La primera fase de la vacunación contra la covid-19 ha reportado, después de la inicial euforia, buenas y malas noticias. Entre las primeras, la práctica extensión de la vacuna a todas las residencias de ancianos con una reducción notabilísima de los contagios (un 55%) y, por ende, de la mortalidad. Este grupo prioritario, junto con el de los sanitarios de primera línea, ha sido el primer beneficiado de la operación conjunta llevada a cabo por la Unión Europea con una inversión de 2.900 millones de euros para proveerse de unos 2.300 millones de dosis a través de contratos con seis farmacéuticas. Entre las malas noticias, sin embargo, debemos anotar tanto el retraso en la producción y distribución de los antígenos (Pfizer anunció que no se regularizará hasta mediados de febrero y AstraZeneca solo se comprometió a entregar una cuarta parte de las vacunas previstas en el primer trimestre) como el gravísimo conflicto institucional de la UE con las farmacéuticas y otros países implicados, como Reino Unido, a raíz de la opacidad de los contratos firmados y de la responsabilidad de cada agente en el asunto.

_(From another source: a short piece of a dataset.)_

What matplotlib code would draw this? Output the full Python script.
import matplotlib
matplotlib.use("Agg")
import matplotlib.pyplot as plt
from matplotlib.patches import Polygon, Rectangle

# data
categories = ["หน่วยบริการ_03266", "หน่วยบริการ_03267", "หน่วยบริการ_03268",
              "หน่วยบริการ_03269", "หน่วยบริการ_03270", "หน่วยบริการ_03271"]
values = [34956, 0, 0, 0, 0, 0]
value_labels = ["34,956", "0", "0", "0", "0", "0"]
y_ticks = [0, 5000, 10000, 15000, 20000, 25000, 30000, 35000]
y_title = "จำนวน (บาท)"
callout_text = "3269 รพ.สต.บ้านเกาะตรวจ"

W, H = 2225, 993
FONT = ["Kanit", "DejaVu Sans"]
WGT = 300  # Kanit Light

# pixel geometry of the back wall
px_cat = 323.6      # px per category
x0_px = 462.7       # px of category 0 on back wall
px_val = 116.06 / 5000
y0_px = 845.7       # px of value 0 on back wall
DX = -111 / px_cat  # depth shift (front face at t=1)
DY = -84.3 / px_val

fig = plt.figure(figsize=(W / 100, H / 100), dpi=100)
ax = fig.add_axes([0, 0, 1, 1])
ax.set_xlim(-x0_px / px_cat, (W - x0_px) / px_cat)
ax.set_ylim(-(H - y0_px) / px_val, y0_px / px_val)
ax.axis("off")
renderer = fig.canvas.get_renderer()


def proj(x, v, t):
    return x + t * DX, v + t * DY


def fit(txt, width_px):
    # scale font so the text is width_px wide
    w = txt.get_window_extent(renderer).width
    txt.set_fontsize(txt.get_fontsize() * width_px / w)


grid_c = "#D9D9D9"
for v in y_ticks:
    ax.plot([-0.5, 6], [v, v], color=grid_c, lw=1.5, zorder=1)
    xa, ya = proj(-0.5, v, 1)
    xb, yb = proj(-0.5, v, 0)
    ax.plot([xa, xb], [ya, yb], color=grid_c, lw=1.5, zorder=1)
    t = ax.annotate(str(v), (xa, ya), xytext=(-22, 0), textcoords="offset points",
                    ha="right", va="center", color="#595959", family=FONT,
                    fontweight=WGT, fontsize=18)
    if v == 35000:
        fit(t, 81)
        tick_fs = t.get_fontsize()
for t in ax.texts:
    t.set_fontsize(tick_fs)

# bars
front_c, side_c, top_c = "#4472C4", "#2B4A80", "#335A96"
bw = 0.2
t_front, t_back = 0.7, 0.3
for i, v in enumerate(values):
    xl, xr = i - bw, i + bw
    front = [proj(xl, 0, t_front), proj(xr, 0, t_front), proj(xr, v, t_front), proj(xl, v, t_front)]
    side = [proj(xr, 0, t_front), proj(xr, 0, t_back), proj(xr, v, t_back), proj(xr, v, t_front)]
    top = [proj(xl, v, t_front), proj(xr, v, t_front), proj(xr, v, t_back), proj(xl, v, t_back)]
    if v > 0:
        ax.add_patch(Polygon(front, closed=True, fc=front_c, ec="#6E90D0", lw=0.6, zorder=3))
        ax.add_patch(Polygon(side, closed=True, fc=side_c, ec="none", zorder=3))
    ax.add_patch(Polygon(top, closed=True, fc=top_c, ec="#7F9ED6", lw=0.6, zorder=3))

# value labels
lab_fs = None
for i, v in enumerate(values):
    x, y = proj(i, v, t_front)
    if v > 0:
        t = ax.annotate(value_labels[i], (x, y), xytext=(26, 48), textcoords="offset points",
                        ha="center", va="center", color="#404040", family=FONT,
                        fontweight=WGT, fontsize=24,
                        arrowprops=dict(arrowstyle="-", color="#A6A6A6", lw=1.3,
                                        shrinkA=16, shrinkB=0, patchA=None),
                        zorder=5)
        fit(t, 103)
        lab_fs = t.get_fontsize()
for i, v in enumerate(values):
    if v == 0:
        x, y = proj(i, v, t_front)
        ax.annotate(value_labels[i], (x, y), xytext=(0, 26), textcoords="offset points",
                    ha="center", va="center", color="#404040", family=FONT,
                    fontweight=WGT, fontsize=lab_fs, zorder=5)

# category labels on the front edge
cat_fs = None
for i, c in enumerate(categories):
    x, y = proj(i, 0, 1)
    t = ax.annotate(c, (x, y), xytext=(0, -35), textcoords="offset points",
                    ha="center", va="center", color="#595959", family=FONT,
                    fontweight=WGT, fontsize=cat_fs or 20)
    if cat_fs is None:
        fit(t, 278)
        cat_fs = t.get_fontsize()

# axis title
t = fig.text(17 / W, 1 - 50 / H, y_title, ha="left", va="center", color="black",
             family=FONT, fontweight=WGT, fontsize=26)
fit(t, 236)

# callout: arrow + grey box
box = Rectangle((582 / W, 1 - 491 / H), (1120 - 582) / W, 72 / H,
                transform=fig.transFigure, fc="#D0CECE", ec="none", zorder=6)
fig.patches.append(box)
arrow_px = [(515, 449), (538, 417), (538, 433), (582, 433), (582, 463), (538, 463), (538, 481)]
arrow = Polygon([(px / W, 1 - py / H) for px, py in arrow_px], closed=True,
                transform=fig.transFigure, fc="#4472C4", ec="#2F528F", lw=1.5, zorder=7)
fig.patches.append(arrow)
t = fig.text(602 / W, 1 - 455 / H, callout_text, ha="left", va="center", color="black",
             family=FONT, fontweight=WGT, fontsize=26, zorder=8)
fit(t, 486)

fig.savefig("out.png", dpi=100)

Las iniciales previsiones de tener vacunado a un 70% de la población a finales del verano parecen a estas alturas un reto difícil de conseguir, si no se acelera el proceso de manera decidida. La UE, en un momento en que la aparición de variantes y mutaciones del virus también pone en duda el porcentaje de efectividad de las vacunas, solo ha suministrado las dosis a una media de un 2,5% de la población. Con el ritmo actual, los expertos calculan que se tardarían tres años en llegar al umbral deseado, aunque se confía en que una mayor velocidad en el suministro podría suponer la vacunación de un 50% de la ciudadanía durante el tercer trimestre del año.

Después de haberse prácticamente completado la primera fase, el inicio de la segunda implica un desafío aún mayor que, además, se complica a causa de dos factores. El ya consabido retraso (de las vacunas de Moderna, por ejemplo) y la falta de dosis (según los cálculos se necesitarían 5 millones) se juntan con la necesidad de elaborar un plan estratégico que no solamente tenga en cuenta a los grupos que ahora son prioritarios (servicios esenciales con alto riesgo de exposición al virus, grandes dependientes y de edad avanzada, población vulnerable en general, enfermos crónicos), sino que también valore la llegada y las características de las distintas vacunas, recomendadas para franjas distintas de población.

Los objetivos (que descienda la mortalidad en los más vulnerables, que disminuya la carga asistencial, que se consiga finalmente la inmunidad de grupo) no son solo básicos para normalizar el problema sanitario, sino también para establecer cuanto antes las condiciones para la recuperación económica. Todo ello, claro, a expensas del suministro de las dosis en los tiempos y las condiciones adecuadas y urgentes.